### Information shown:
** START **
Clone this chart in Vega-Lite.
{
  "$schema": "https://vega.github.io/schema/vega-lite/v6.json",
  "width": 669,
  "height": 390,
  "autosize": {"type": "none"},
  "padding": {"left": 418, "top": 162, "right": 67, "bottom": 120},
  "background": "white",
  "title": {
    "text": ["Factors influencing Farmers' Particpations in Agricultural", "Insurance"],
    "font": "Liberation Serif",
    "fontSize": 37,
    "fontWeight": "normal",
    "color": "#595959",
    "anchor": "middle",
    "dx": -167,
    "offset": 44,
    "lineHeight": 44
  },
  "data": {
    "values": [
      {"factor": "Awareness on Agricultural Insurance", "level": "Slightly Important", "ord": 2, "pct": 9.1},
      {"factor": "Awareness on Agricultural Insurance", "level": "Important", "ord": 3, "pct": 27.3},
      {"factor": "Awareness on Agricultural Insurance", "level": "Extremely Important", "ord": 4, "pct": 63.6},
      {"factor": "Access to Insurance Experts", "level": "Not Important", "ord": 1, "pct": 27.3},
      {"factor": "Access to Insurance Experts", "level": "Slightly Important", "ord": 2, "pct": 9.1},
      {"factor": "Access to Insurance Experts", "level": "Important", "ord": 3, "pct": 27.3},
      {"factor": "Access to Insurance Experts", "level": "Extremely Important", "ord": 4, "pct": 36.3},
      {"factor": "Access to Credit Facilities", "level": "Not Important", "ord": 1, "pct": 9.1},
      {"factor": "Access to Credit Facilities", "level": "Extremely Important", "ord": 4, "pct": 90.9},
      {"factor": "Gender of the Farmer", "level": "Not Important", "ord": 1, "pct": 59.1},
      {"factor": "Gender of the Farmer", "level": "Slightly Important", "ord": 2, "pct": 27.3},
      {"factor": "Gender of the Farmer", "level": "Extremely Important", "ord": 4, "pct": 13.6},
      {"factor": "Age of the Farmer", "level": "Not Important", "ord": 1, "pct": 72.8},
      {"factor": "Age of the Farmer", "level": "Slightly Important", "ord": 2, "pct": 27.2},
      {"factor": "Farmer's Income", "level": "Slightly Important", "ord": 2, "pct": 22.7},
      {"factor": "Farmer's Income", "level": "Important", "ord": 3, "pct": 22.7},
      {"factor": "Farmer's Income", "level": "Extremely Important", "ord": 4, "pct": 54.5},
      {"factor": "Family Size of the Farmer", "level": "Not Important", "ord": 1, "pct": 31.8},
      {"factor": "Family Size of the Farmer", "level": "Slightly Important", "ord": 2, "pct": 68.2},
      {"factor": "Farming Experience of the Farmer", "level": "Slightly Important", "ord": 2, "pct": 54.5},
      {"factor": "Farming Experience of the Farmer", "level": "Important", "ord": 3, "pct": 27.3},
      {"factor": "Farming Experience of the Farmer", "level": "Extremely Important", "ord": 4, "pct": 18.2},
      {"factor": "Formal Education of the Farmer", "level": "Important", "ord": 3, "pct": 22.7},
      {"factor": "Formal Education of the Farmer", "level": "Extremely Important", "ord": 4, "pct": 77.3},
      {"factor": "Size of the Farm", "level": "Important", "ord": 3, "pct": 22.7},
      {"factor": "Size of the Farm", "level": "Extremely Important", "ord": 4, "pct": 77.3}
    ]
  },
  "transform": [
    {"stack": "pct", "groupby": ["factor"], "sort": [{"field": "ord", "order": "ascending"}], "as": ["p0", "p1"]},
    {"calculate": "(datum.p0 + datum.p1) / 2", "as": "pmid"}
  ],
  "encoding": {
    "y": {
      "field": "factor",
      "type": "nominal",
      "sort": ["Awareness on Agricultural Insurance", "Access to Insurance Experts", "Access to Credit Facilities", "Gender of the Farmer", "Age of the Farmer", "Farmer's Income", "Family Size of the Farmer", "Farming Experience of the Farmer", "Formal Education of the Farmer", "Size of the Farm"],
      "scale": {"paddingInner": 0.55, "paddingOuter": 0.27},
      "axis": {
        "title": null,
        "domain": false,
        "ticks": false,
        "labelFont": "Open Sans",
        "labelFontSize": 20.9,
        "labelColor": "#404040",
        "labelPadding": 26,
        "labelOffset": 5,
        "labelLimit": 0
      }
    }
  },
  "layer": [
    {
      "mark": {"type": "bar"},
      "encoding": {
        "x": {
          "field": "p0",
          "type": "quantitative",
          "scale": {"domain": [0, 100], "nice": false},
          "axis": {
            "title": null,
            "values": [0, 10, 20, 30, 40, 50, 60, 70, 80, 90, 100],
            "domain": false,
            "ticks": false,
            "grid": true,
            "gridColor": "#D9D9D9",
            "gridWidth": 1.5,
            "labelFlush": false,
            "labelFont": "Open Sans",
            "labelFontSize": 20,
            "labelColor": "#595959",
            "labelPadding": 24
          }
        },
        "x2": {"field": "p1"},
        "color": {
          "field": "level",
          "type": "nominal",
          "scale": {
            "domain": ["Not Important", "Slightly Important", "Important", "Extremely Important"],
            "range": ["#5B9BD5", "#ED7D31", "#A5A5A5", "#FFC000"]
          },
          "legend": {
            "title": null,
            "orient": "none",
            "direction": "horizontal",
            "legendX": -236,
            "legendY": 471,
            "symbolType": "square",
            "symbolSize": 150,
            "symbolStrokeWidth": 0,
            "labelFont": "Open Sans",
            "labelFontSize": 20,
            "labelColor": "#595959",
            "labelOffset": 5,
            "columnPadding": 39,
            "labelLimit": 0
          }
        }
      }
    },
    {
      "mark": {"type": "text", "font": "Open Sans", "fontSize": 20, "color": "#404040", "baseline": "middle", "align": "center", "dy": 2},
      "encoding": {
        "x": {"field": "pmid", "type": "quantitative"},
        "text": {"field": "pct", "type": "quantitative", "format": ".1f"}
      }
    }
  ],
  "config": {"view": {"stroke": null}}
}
** END **
### Set exercise:
Repeat the preceding lines exactly, please, every one of them.

### Written solution:
Clone this chart in Vega-Lite.
{
  "$schema": "https://vega.github.io/schema/vega-lite/v6.json",
  "width": 669,
  "height": 390,
  "autosize": {"type": "none"},
  "padding": {"left": 418, "top": 162, "right": 67, "bottom": 120},
  "background": "white",
  "title": {
    "text": ["Factors influencing Farmers' Particpations in Agricultural", "Insurance"],
    "font": "Liberation Serif",
    "fontSize": 37,
    "fontWeight": "normal",
    "color": "#595959",
    "anchor": "middle",
    "dx": -167,
    "offset": 44,
    "lineHeight": 44
  },
  "data": {
    "values": [
      {"factor": "Awareness on Agricultural Insurance", "level": "Slightly Important", "ord": 2, "pct": 9.1},
      {"factor": "Awareness on Agricultural Insurance", "level": "Important", "ord": 3, "pct": 27.3},
      {"factor": "Awareness on Agricultural Insurance", "level": "Extremely Important", "ord": 4, "pct": 63.6},
      {"factor": "Access to Insurance Experts", "level": "Not Important", "ord": 1, "pct": 27.3},
      {"factor": "Access to Insurance Experts", "level": "Slightly Important", "ord": 2, "pct": 9.1},
      {"factor": "Access to Insurance Experts", "level": "Important", "ord": 3, "pct": 27.3},
      {"factor": "Access to Insurance Experts", "level": "Extremely Important", "ord": 4, "pct": 36.3},
      {"factor": "Access to Credit Facilities", "level": "Not Important", "ord": 1, "pct": 9.1},
      {"factor": "Access to Credit Facilities", "level": "Extremely Important", "ord": 4, "pct": 90.9},
      {"factor": "Gender of the Farmer", "level": "Not Important", "ord": 1, "pct": 59.1},
      {"factor": "Gender of the Farmer", "level": "Slightly Important", "ord": 2, "pct": 27.3},
      {"factor": "Gender of the Farmer", "level": "Extremely Important", "ord": 4, "pct": 13.6},
      {"factor": "Age of the Farmer", "level": "Not Important", "ord": 1, "pct": 72.8},
      {"factor": "Age of the Farmer", "level": "Slightly Important", "ord": 2, "pct": 27.2},
      {"factor": "Farmer's Income", "level": "Slightly Important", "ord": 2, "pct": 22.7},
      {"factor": "Farmer's Income", "level": "Important", "ord": 3, "pct": 22.7},
      {"factor": "Farmer's Income", "level": "Extremely Important", "ord": 4, "pct": 54.5},
      {"factor": "Family Size of the Farmer", "level": "Not Important", "ord": 1, "pct": 31.8},
      {"factor": "Family Size of the Farmer", "level": "Slightly Important", "ord": 2, "pct": 68.2},
      {"factor": "Farming Experience of the Farmer", "level": "Slightly Important", "ord": 2, "pct": 54.5},
      {"factor": "Farming Experience of the Farmer", "level": "Important", "ord": 3, "pct": 27.3},
      {"factor": "Farming Experience of the Farmer", "level": "Extremely Important", "ord": 4, "pct": 18.2},
      {"factor": "Formal Education of the Farmer", "level": "Important", "ord": 3, "pct": 22.7},
      {"factor": "Formal Education of the Farmer", "level": "Extremely Important", "ord": 4, "pct": 77.3},
      {"factor": "Size of the Farm", "level": "Important", "ord": 3, "pct": 22.7},
      {"factor": "Size of the Farm", "level": "Extremely Important", "ord": 4, "pct": 77.3}
    ]
  },
  "transform": [
    {"stack": "pct", "groupby": ["factor"], "sort": [{"field": "ord", "order": "ascending"}], "as": ["p0", "p1"]},
    {"calculate": "(datum.p0 + datum.p1) / 2", "as": "pmid"}
  ],
  "encoding": {
    "y": {
      "field": "factor",
      "type": "nominal",
      "sort": ["Awareness on Agricultural Insurance", "Access to Insurance Experts", "Access to Credit Facilities", "Gender of the Farmer", "Age of the Farmer", "Farmer's Income", "Family Size of the Farmer", "Farming Experience of the Farmer", "Formal Education of the Farmer", "Size of the Farm"],
      "scale": {"paddingInner": 0.55, "paddingOuter": 0.27},
      "axis": {
        "title": null,
        "domain": false,
        "ticks": false,
        "labelFont": "Open Sans",
        "labelFontSize": 20.9,
        "labelColor": "#404040",
        "labelPadding": 26,
        "labelOffset": 5,
        "labelLimit": 0
      }
    }
  },
  "layer": [
    {
      "mark": {"type": "bar"},
      "encoding": {
        "x": {
          "field": "p0",
          "type": "quantitative",
          "scale": {"domain": [0, 100], "nice": false},
          "axis": {
            "title": null,
            "values": [0, 10, 20, 30, 40, 50, 60, 70, 80, 90, 100],
            "domain": false,
            "ticks": false,
            "grid": true,
            "gridColor": "#D9D9D9",
            "gridWidth": 1.5,
            "labelFlush": false,
            "labelFont": "Open Sans",
            "labelFontSize": 20,
            "labelColor": "#595959",
            "labelPadding": 24
          }
        },
        "x2": {"field": "p1"},
        "color": {
          "field": "level",
          "type": "nominal",
          "scale": {
            "domain": ["Not Important", "Slightly Important", "Important", "Extremely Important"],
            "range": ["#5B9BD5", "#ED7D31", "#A5A5A5", "#FFC000"]
          },
          "legend": {
            "title": null,
            "orient": "none",
            "direction": "horizontal",
            "legendX": -236,
            "legendY": 471,
            "symbolType": "square",
            "symbolSize": 150,
            "symbolStrokeWidth": 0,
            "labelFont": "Open Sans",
            "labelFontSize": 20,
            "labelColor": "#595959",
            "labelOffset": 5,
            "columnPadding": 39,
            "labelLimit": 0
          }
        }
      }
    },
    {
      "mark": {"type": "text", "font": "Open Sans", "fontSize": 20, "color": "#404040", "baseline": "middle", "align": "center", "dy": 2},
      "encoding": {
        "x": {"field": "pmid", "type": "quantitative"},
        "text": {"field": "pct", "type": "quantitative", "format": ".1f"}
      }
    }
  ],
  "config": {"view": {"stroke": null}}
}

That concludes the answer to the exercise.